_Entries supplied_

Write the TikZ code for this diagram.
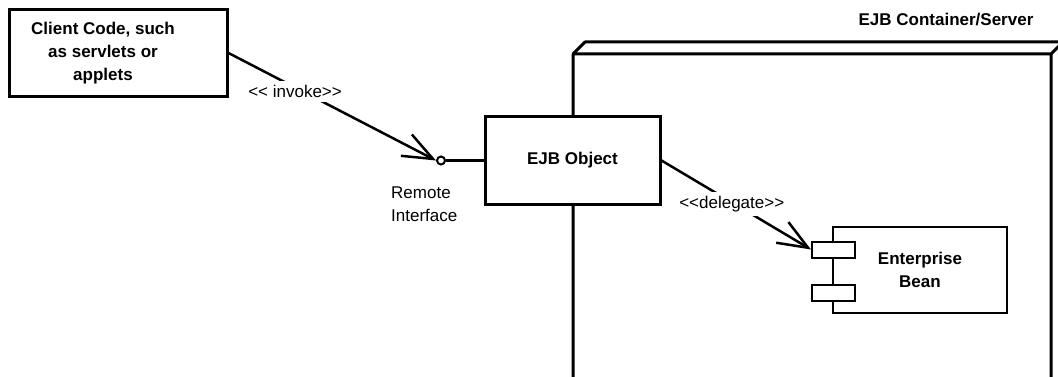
\documentclass[tikz,border=0pt]{standalone}
\usepackage{fontspec}
\setmainfont{Liberation Sans}
\usetikzlibrary{arrows.meta}
\newcommand{\txtsize}{\fontsize{17}{23}\selectfont}
\newcommand{\stereo}[1]{<\kern0pt<#1>\kern0pt>}
\tikzset{
  every node/.style={font=\txtsize},
  box/.style={draw, line width=3pt, fill=white, inner sep=0pt, font=\txtsize\bfseries},
  port/.style={draw, line width=2pt, fill=white, minimum width=43pt, minimum height=16pt, inner sep=0pt},
  link/.style={line width=2.5pt, -{Straight Barb[length=30pt,width=24pt]}},
  tag/.style={fill=white, inner xsep=3pt, inner ysep=4pt},
}
\begin{document}
\begin{tikzpicture}[x=1pt,y=-1pt]
  \clip (0,0) rectangle (1058,377);
  % container (3d box, cut off at the bottom)
  \draw[line width=3pt, line join=round] (573,390)--(573,54)--(1051,54)--(1051,390)
    (573,54)--(585,42)--(1063,42)--(1051,54) (1063,42)--(1063,378)--(1051,390);
  \node[font=\txtsize\bfseries] (srv) at (946,20) {EJB Container/Server};
  % boxes
  \node[box, minimum width=218pt, minimum height=87pt,
    label={[align=center, xshift=-15pt, font=\txtsize\bfseries]center:Client Code, such\\as servlets or\\applets}]
    (client) at (118,53) {};
  \node[box, minimum width=175pt, minimum height=87pt] (obj) at (572.5,160.5) {EJB Object};
  \node[draw, line width=2pt, fill=white, minimum width=174pt, minimum height=86pt,
    align=center, font=\txtsize\bfseries] (bean) at (920,270) {Enterprise\\ Bean};
  \node[port] (p1) at (833.5,249.5) {};
  \node[port] (p2) at (833.5,293) {};
  % remote interface
  \node[circle, draw, line width=2pt, fill=white, minimum size=8pt, inner sep=0pt] (iface) at (441,160.5) {};
  \node[anchor=west, align=left, inner sep=0pt] (ri) at (391,204) {Remote\\Interface};
  % connectors
  \draw[line width=2.5pt] (iface) -- (obj.west);
  \draw[link] (client.east) -- (iface.west)
    node[tag, pos=0.34, xshift=-4pt, yshift=-2pt] (inv) {\stereo{ invoke}};
  \draw[link] (obj.east) -- (p1.west)
    node[tag, pos=0.47, yshift=-2pt] (del) {\stereo{delegate}};
\end{tikzpicture}
\end{document}
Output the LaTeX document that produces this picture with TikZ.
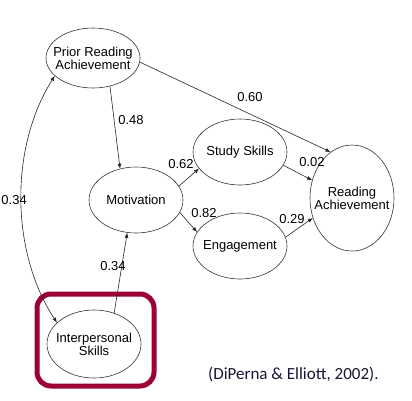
\documentclass[tikz,border=0pt]{standalone}
\usepackage{fontspec}
\setmainfont{Liberation Sans}
\newfontfamily\citefont{Carlito}
\usepackage{xcolor}
\usepackage{tikz}
\usetikzlibrary{arrows.meta, shapes.geometric}
\definecolor{boxred}{RGB}{155,0,54}
\definecolor{citeblue}{RGB}{22,22,50}
\tikzset{
    var/.style={draw=black!80, ellipse, line width=0.6pt, inner sep=0pt,
                minimum width=94pt, minimum height=66pt},
    vartxt/.style={align=center, inner sep=0pt, font=\fontsize{13}{11.5}\selectfont},
    arr/.style={-{Latex[length=5pt, width=4pt]}, line width=0.6pt, black!85},
    dbl/.style={{Latex[length=5pt, width=4pt]}-{Latex[length=5pt, width=4pt]}, line width=0.6pt, black!85},
    lab/.style={font=\fontsize{13}{13}\selectfont, inner sep=0pt},
}

\begin{document}
\begin{tikzpicture}[x=1pt, y=-1pt]
    \useasboundingbox (0,0) rectangle (412,400);
    % variables
    \node[var, minimum height=60pt, label={[vartxt]center:Prior Reading\\Achievement}] (prior) at (93,58) {};
    \node[var, label={[vartxt]center:Motivation}] (motiv) at (136,200) {};
    \node[var, label={[vartxt]center:Study Skills}] (study) at (240,152) {};
    \node[var, label={[vartxt]center:Engagement}] (engage) at (240,246) {};
    \node[var, minimum width=84pt, minimum height=106pt, label={[vartxt]center:Reading\\Achievement}] (reading) at (352,198) {};
    \node[var, minimum height=68pt, label={[vartxt]center:Interpersonal\\Skills}] (interp) at (94,344) {};
    % highlight box
    \draw[boxred, line width=5pt, rounded corners=14pt] (37,294) rectangle (154,386);
    % paths
    \draw[arr] (prior.-5) -- (reading.115);
    \draw[arr] (prior.-59) -- (motiv.117);
    \draw[arr] (motiv.18) -- (study.202);
    \draw[arr] (motiv.-16) -- (engage.162);
    \draw[arr] (study.-17) -- (reading.156);
    \draw[arr] (engage.11) -- (reading.207);
    \draw[arr] (interp.57) -- (motiv.255);
    \draw[dbl] (interp.150) .. controls (12,255) and (8,150) .. (prior.205);
    % coefficients
    \node[lab] (c60) at (250,97) {0.60};
    \node[lab] (c48) at (131,120) {0.48};
    \node[lab] (c62) at (181,164) {0.62};
    \node[lab] (c02) at (312,162) {0.02};
    \node[lab] (c82) at (204,213) {0.82};
    \node[lab] (c29) at (292,219) {0.29};
    \node[lab] (c34) at (113,266) {0.34};
    \node[lab, anchor=east] (c34b) at (27,200) {0.34};
    % source
    \node[font=\citefont\fontsize{17}{18}\selectfont, text=citeblue, anchor=west, inner sep=0pt] (cite) at (208,374) {(DiPerna \& Elliott, 2002).};
\end{tikzpicture}
\end{document}
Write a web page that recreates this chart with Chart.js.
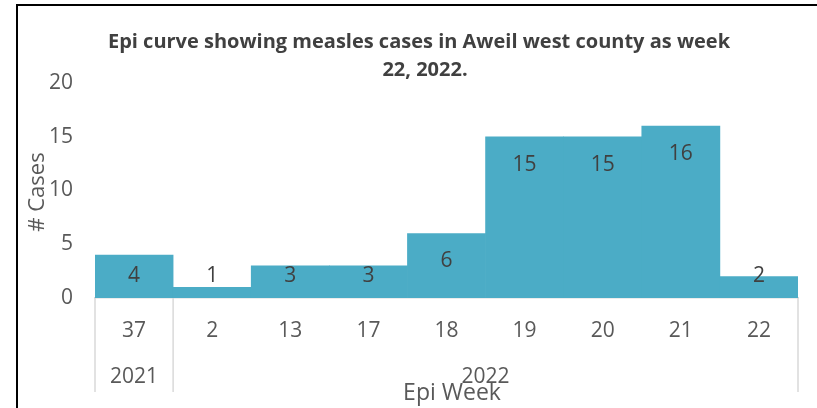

_Task objective_
Quote every record above exactly, leaving out the pictures.

_Task response_
Write the TikZ code for this diagram.
\documentclass[tikz,border=0pt]{standalone}
\usepackage{fontspec}
\setmainfont{Liberation Sans}
\usetikzlibrary{arrows.meta}
\newcommand{\txtsize}{\fontsize{17}{23}\selectfont}
\newcommand{\stereo}[1]{<\kern0pt<#1>\kern0pt>}
\tikzset{
  every node/.style={font=\txtsize},
  box/.style={draw, line width=3pt, fill=white, inner sep=0pt, font=\txtsize\bfseries},
  port/.style={draw, line width=2pt, fill=white, minimum width=43pt, minimum height=16pt, inner sep=0pt},
  link/.style={line width=2.5pt, -{Straight Barb[length=30pt,width=24pt]}},
  tag/.style={fill=white, inner xsep=3pt, inner ysep=4pt},
}
\begin{document}
\begin{tikzpicture}[x=1pt,y=-1pt]
  \clip (0,0) rectangle (1058,377);
  % container (3d box, cut off at the bottom)
  \draw[line width=3pt, line join=round] (573,390)--(573,54)--(1051,54)--(1051,390)
    (573,54)--(585,42)--(1063,42)--(1051,54) (1063,42)--(1063,378)--(1051,390);
  \node[font=\txtsize\bfseries] (srv) at (946,20) {EJB Container/Server};
  % boxes
  \node[box, minimum width=218pt, minimum height=87pt,
    label={[align=center, xshift=-15pt, font=\txtsize\bfseries]center:Client Code, such\\as servlets or\\applets}]
    (client) at (118,53) {};
  \node[box, minimum width=175pt, minimum height=87pt] (obj) at (572.5,160.5) {EJB Object};
  \node[draw, line width=2pt, fill=white, minimum width=174pt, minimum height=86pt,
    align=center, font=\txtsize\bfseries] (bean) at (920,270) {Enterprise\\ Bean};
  \node[port] (p1) at (833.5,249.5) {};
  \node[port] (p2) at (833.5,293) {};
  % remote interface
  \node[circle, draw, line width=2pt, fill=white, minimum size=8pt, inner sep=0pt] (iface) at (441,160.5) {};
  \node[anchor=west, align=left, inner sep=0pt] (ri) at (391,204) {Remote\\Interface};
  % connectors
  \draw[line width=2.5pt] (iface) -- (obj.west);
  \draw[link] (client.east) -- (iface.west)
    node[tag, pos=0.34, xshift=-4pt, yshift=-2pt] (inv) {\stereo{ invoke}};
  \draw[link] (obj.east) -- (p1.west)
    node[tag, pos=0.47, yshift=-2pt] (del) {\stereo{delegate}};
\end{tikzpicture}
\end{document}
Output the LaTeX document that produces this picture with TikZ.
\documentclass[tikz,border=0pt]{standalone}
\usepackage{fontspec}
\setmainfont{Liberation Sans}
\newfontfamily\citefont{Carlito}
\usepackage{xcolor}
\usepackage{tikz}
\usetikzlibrary{arrows.meta, shapes.geometric}
\definecolor{boxred}{RGB}{155,0,54}
\definecolor{citeblue}{RGB}{22,22,50}
\tikzset{
    var/.style={draw=black!80, ellipse, line width=0.6pt, inner sep=0pt,
                minimum width=94pt, minimum height=66pt},
    vartxt/.style={align=center, inner sep=0pt, font=\fontsize{13}{11.5}\selectfont},
    arr/.style={-{Latex[length=5pt, width=4pt]}, line width=0.6pt, black!85},
    dbl/.style={{Latex[length=5pt, width=4pt]}-{Latex[length=5pt, width=4pt]}, line width=0.6pt, black!85},
    lab/.style={font=\fontsize{13}{13}\selectfont, inner sep=0pt},
}

\begin{document}
\begin{tikzpicture}[x=1pt, y=-1pt]
    \useasboundingbox (0,0) rectangle (412,400);
    % variables
    \node[var, minimum height=60pt, label={[vartxt]center:Prior Reading\\Achievement}] (prior) at (93,58) {};
    \node[var, label={[vartxt]center:Motivation}] (motiv) at (136,200) {};
    \node[var, label={[vartxt]center:Study Skills}] (study) at (240,152) {};
    \node[var, label={[vartxt]center:Engagement}] (engage) at (240,246) {};
    \node[var, minimum width=84pt, minimum height=106pt, label={[vartxt]center:Reading\\Achievement}] (reading) at (352,198) {};
    \node[var, minimum height=68pt, label={[vartxt]center:Interpersonal\\Skills}] (interp) at (94,344) {};
    % highlight box
    \draw[boxred, line width=5pt, rounded corners=14pt] (37,294) rectangle (154,386);
    % paths
    \draw[arr] (prior.-5) -- (reading.115);
    \draw[arr] (prior.-59) -- (motiv.117);
    \draw[arr] (motiv.18) -- (study.202);
    \draw[arr] (motiv.-16) -- (engage.162);
    \draw[arr] (study.-17) -- (reading.156);
    \draw[arr] (engage.11) -- (reading.207);
    \draw[arr] (interp.57) -- (motiv.255);
    \draw[dbl] (interp.150) .. controls (12,255) and (8,150) .. (prior.205);
    % coefficients
    \node[lab] (c60) at (250,97) {0.60};
    \node[lab] (c48) at (131,120) {0.48};
    \node[lab] (c62) at (181,164) {0.62};
    \node[lab] (c02) at (312,162) {0.02};
    \node[lab] (c82) at (204,213) {0.82};
    \node[lab] (c29) at (292,219) {0.29};
    \node[lab] (c34) at (113,266) {0.34};
    \node[lab, anchor=east] (c34b) at (27,200) {0.34};
    % source
    \node[font=\citefont\fontsize{17}{18}\selectfont, text=citeblue, anchor=west, inner sep=0pt] (cite) at (208,374) {(DiPerna \& Elliott, 2002).};
\end{tikzpicture}
\end{document}
Write a web page that recreates this chart with Chart.js.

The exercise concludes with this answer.